Figure scripts
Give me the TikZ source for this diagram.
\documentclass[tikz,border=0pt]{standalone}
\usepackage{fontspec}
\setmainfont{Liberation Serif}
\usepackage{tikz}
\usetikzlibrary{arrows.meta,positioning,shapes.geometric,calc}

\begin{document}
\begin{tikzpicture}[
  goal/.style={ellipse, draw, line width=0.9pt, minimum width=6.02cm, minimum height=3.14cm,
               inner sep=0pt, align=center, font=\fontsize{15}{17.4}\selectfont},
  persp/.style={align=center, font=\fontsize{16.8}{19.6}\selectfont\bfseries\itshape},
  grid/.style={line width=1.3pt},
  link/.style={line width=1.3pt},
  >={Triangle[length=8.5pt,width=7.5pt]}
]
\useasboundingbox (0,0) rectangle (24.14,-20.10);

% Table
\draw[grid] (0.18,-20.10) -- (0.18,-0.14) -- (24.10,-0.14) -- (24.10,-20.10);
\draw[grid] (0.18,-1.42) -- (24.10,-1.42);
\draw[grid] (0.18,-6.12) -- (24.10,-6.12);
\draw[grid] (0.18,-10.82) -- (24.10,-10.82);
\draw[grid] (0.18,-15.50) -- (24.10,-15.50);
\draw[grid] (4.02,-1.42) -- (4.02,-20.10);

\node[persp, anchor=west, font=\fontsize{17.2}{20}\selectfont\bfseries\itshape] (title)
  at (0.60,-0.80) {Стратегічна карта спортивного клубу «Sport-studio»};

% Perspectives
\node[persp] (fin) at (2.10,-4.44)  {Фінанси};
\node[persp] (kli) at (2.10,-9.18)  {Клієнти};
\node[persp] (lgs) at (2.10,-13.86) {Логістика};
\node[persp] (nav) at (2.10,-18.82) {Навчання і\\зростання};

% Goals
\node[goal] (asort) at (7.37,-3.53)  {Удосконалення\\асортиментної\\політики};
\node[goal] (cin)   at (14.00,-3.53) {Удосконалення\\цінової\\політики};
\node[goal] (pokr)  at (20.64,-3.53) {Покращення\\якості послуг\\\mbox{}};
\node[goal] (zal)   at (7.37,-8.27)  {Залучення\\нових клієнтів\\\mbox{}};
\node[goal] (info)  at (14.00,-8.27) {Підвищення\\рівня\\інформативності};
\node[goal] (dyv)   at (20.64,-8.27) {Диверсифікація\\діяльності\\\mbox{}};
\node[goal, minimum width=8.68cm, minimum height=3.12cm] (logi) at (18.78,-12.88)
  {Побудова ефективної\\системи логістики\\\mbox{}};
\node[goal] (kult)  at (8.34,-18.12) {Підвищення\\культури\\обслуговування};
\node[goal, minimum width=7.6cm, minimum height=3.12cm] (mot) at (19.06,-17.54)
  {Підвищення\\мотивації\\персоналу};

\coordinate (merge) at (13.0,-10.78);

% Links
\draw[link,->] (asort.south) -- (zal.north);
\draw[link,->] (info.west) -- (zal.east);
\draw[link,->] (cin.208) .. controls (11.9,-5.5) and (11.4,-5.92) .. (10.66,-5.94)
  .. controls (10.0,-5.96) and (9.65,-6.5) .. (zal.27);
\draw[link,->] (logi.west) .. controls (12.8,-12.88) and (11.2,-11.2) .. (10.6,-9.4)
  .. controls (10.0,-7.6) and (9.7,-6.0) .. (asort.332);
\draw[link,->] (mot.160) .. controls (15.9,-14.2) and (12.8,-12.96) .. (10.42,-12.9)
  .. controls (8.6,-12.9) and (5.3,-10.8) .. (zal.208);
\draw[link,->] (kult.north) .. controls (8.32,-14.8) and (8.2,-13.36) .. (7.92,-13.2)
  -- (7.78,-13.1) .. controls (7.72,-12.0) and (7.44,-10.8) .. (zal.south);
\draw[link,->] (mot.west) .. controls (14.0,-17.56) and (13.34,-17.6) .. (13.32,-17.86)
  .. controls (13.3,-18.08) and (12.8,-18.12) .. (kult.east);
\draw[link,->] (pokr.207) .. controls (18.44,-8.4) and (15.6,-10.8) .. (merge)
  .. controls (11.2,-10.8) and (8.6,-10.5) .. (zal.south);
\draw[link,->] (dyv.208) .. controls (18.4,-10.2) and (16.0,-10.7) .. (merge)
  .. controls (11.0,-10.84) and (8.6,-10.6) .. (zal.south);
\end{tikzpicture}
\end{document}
* * *
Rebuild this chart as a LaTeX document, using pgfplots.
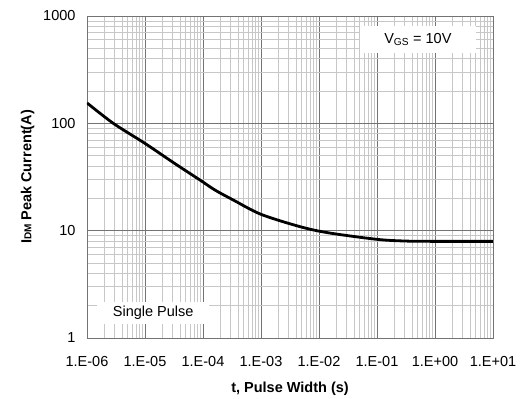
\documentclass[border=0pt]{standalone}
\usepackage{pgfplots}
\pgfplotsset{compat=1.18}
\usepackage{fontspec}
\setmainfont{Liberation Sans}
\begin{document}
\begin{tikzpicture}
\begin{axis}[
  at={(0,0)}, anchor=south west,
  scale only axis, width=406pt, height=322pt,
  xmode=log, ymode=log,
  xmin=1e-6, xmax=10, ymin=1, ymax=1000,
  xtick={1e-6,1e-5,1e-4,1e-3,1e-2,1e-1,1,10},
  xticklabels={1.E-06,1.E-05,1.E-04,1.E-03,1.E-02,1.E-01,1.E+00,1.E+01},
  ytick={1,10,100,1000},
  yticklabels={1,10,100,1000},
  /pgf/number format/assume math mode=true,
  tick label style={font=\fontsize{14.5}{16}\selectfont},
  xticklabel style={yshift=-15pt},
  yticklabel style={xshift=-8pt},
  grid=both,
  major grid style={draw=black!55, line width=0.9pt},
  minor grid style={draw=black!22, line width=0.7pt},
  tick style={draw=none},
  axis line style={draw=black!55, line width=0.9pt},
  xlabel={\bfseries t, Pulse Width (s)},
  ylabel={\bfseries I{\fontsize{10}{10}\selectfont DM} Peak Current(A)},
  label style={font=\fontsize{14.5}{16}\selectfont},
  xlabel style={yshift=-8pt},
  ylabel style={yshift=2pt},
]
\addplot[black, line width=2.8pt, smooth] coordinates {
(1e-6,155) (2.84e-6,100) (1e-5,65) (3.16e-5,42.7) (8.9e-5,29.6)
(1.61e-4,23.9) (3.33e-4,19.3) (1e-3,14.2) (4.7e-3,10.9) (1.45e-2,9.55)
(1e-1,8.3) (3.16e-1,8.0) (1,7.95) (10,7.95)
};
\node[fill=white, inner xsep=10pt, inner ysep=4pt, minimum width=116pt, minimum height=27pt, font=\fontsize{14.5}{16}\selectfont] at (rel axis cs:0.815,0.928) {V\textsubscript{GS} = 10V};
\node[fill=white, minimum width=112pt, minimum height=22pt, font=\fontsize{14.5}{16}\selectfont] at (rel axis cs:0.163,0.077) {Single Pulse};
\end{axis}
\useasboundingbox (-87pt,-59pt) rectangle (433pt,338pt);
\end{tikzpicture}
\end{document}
* * *
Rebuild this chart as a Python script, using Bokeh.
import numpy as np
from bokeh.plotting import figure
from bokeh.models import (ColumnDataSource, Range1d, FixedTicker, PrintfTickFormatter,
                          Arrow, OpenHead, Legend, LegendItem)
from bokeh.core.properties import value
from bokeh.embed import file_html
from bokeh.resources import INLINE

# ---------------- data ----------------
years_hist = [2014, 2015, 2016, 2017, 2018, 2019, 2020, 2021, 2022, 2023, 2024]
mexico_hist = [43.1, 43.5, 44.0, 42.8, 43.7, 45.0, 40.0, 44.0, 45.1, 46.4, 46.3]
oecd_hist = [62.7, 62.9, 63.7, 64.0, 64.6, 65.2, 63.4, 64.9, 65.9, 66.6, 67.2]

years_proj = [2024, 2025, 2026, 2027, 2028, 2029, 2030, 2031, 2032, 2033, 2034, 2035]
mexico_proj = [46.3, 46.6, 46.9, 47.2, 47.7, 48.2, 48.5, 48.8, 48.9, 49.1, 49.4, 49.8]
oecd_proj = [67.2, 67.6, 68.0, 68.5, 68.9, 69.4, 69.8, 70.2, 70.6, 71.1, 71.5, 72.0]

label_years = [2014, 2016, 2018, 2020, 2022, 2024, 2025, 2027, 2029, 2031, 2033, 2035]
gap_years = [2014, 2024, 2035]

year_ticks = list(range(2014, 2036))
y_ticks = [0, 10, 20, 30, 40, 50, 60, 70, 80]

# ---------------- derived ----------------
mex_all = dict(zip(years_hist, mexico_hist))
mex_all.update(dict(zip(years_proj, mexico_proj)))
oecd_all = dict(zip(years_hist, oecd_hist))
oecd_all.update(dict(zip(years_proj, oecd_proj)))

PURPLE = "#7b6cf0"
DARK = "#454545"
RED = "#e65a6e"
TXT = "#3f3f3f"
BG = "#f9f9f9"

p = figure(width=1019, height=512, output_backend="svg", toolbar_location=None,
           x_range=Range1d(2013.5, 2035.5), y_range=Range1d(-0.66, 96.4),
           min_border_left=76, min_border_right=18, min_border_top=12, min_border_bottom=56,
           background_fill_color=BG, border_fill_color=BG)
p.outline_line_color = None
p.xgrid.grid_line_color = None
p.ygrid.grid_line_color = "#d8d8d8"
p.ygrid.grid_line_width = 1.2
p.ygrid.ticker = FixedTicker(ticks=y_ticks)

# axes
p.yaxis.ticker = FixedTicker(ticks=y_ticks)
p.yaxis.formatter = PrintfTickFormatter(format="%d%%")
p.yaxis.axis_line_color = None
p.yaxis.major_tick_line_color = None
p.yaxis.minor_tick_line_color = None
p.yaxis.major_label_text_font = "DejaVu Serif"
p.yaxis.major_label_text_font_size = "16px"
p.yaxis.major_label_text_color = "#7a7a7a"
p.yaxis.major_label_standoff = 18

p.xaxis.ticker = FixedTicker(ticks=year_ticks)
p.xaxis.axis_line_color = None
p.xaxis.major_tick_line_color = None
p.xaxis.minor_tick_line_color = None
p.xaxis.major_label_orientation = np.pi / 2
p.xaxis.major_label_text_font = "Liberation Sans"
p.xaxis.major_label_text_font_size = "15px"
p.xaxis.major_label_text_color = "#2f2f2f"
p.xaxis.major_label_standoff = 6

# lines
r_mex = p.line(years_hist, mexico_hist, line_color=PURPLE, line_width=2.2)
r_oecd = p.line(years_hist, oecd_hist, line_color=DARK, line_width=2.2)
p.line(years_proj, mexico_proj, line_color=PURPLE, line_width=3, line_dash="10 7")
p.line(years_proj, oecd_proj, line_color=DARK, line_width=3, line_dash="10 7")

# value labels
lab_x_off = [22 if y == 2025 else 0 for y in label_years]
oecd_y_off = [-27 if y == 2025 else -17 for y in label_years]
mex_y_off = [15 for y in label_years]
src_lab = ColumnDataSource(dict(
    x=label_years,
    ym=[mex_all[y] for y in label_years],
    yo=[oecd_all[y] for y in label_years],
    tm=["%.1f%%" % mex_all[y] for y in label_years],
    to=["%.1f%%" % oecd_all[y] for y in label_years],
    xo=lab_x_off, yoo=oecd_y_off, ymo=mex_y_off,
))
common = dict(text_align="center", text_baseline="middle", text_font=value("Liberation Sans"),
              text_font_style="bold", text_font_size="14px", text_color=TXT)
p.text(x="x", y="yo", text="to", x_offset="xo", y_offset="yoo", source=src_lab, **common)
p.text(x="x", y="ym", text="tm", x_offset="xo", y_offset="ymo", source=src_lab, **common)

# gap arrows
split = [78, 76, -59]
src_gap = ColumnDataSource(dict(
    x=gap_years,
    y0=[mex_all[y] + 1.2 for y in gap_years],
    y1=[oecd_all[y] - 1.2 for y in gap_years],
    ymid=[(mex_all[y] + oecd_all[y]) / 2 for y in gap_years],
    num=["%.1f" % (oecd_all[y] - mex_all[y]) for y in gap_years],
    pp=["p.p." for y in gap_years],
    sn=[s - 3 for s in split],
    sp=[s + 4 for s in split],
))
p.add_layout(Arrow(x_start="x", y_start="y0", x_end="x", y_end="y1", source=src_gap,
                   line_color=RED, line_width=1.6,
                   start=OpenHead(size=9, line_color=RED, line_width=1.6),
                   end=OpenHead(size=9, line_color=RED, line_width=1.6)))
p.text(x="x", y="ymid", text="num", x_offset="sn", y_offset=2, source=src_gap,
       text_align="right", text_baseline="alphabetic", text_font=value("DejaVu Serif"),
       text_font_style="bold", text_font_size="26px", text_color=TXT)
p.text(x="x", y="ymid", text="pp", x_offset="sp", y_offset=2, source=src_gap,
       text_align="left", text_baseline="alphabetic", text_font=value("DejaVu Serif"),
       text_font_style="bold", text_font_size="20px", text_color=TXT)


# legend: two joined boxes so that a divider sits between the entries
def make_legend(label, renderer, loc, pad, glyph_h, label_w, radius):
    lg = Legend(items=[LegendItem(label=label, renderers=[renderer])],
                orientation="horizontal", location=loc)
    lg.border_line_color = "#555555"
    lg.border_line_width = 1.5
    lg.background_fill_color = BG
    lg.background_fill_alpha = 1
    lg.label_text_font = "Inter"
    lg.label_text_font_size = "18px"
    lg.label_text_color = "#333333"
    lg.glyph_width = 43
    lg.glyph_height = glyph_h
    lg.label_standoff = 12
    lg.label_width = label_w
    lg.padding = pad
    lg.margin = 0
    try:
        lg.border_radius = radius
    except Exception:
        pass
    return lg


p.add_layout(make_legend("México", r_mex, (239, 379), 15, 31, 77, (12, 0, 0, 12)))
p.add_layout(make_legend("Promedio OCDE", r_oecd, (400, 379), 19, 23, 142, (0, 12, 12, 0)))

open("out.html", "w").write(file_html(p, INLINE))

STATED EXERCISE: Extract from the listing above the lines between the line containing "Give me the TikZ source for this diagram." and the line containing "(nav) at (2.10,-18.82)", keeping both of those lines. Output nothing else.

TASK OUTPUT:
Give me the TikZ source for this diagram.
\documentclass[tikz,border=0pt]{standalone}
\usepackage{fontspec}
\setmainfont{Liberation Serif}
\usepackage{tikz}
\usetikzlibrary{arrows.meta,positioning,shapes.geometric,calc}

\begin{document}
\begin{tikzpicture}[
  goal/.style={ellipse, draw, line width=0.9pt, minimum width=6.02cm, minimum height=3.14cm,
               inner sep=0pt, align=center, font=\fontsize{15}{17.4}\selectfont},
  persp/.style={align=center, font=\fontsize{16.8}{19.6}\selectfont\bfseries\itshape},
  grid/.style={line width=1.3pt},
  link/.style={line width=1.3pt},
  >={Triangle[length=8.5pt,width=7.5pt]}
]
\useasboundingbox (0,0) rectangle (24.14,-20.10);

% Table
\draw[grid] (0.18,-20.10) -- (0.18,-0.14) -- (24.10,-0.14) -- (24.10,-20.10);
\draw[grid] (0.18,-1.42) -- (24.10,-1.42);
\draw[grid] (0.18,-6.12) -- (24.10,-6.12);
\draw[grid] (0.18,-10.82) -- (24.10,-10.82);
\draw[grid] (0.18,-15.50) -- (24.10,-15.50);
\draw[grid] (4.02,-1.42) -- (4.02,-20.10);

\node[persp, anchor=west, font=\fontsize{17.2}{20}\selectfont\bfseries\itshape] (title)
  at (0.60,-0.80) {Стратегічна карта спортивного клубу «Sport-studio»};

% Perspectives
\node[persp] (fin) at (2.10,-4.44)  {Фінанси};
\node[persp] (kli) at (2.10,-9.18)  {Клієнти};
\node[persp] (lgs) at (2.10,-13.86) {Логістика};
\node[persp] (nav) at (2.10,-18.82) {Навчання і\\зростання};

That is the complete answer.